November 15, 2013 By Abderazzaq Noor
Somali Peace Band Opening
Somali culture, music, language and food made a strong debut in the 2013 Melbourne Festival, one of the world’s leading arts festivals and Australia’s premier celebration of art and culture from around the world.
The two-week long celebration of Somali culture, which took place between 12-26 October, was hosted by the prestigious Getrude Contemporary, a dynamic centre for the production and presentation of contemporary art in Australia.

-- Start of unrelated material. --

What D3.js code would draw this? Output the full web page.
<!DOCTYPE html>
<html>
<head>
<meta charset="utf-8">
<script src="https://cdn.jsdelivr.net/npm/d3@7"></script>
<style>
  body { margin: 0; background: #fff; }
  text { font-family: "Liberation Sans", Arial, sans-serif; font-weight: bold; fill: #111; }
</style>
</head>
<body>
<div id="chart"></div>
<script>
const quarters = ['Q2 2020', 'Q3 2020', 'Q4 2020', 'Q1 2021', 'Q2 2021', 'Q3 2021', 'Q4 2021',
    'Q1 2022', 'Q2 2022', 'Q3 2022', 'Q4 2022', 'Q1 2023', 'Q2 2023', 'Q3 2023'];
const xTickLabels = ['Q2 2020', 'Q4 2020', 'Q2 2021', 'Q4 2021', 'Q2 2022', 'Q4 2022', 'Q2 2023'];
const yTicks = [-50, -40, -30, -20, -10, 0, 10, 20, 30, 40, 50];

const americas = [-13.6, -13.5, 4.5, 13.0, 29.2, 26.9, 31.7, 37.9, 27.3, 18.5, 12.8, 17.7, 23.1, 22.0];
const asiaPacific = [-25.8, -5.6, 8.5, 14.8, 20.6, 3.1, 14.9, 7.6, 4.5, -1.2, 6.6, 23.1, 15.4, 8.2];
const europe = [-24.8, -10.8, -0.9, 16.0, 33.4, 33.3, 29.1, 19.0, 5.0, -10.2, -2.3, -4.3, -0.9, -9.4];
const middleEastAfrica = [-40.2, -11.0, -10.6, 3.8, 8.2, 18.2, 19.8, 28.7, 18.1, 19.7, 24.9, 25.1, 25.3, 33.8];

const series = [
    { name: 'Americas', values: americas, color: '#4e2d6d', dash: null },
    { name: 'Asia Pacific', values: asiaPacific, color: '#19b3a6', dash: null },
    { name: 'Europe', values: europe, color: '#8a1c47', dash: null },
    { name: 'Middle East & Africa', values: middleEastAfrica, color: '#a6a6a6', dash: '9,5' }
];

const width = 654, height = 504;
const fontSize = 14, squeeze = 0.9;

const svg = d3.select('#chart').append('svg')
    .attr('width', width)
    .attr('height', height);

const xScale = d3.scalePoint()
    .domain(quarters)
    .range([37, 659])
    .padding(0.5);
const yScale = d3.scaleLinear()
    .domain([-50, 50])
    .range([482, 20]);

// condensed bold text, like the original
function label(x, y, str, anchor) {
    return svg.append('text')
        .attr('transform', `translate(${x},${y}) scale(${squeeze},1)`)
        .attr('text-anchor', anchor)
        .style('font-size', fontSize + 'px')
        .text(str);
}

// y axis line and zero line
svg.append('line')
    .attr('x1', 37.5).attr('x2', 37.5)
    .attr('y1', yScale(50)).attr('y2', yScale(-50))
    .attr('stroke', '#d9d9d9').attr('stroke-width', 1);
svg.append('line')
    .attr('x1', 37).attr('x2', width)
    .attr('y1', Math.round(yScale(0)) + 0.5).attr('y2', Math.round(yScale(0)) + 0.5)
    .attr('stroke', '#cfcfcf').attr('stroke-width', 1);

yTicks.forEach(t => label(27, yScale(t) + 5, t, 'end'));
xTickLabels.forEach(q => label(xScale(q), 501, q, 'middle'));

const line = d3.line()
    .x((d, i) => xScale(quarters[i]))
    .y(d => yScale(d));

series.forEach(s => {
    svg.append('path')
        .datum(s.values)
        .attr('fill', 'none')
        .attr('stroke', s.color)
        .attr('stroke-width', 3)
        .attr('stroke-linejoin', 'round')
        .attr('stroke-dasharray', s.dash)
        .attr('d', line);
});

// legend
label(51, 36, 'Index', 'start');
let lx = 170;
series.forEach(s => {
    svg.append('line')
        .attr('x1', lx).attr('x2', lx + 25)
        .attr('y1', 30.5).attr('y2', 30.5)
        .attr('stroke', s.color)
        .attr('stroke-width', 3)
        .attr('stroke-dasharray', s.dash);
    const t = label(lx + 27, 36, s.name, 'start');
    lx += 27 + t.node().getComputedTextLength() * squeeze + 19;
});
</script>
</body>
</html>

The two-week long Somali focused event was initiated by Australian artist Royce Ng who told the story of the Somali Peace Band, a music group formed in Kenya by Somali refugees. One of the musicians, Abdi Mohamed Abdi, (currently residing in Australia) spent sixteen years in a refugee camp in Kenya where he formed the Somali Peace Band with Kenyan-based singer Daacad Rashid. In 2010, Royce Ng saw Abdi perform in Melbourne and put him back in touch with Daacad in Kenya. The group then re-recorded the songs of the Somali Peace Band.
The result of Ng’s work was an immersive three-channel video installation and an open social space with events organised by members of Melbourne’s Somali community.
The event opened with the sounds of throbbing Somali beats performed by the Melbourne based Aussom Band. The band is led by Abdi Mohammed Abdi, the founder of the Somali Peace Band in Kenya.
During the Melbourne Festival, the Gertrude Contemporary also partnered with Nadia Faragaab, a visual artist and director of the Somali cultural organisation Burji Arts and the Somali Kitchen, a group of Somali food bloggers who share their love of the diverse Somali cuisine through their website.
Food bloggers, Abderazzaq Noor, Shukri Abdi, Mariam Issa and Abshiro Farah from the Somali Kitchen presented a talk on Somali food and provided tastings of famous Somali dishes to the audience.
Festival audiences also joined artist Royce Ng on Thursday 17 October for an in-depth discussion about the Somali asylum crisis, art, and the experience of displacement, and cultural identity.
On the last day of the event, Burji Arts, a Melbourne based organisation that promotes Somali culture, presented an evening of Somali poetry and language with performances by Australian-Somali poets Said Farah Shirwa, Magan and Munira Jate. The beautifully recited poems, which focused on the poets’ experiences living in Australia, demonstrated why Somalia is known as the nation of poets.
Burji Arts director, Nadia Faragaab, talked about the importance of preserving the Somali language as a living cultural record. Nadia is currently developing the first ever free Somali English Dictionary application through the Burji Arts Somali Language Preservation Project. This major linguistic project, which involves the collection of Somali words from all dialects, was recently awarded the Vice Chancellor’s Award from the University of Melbourne.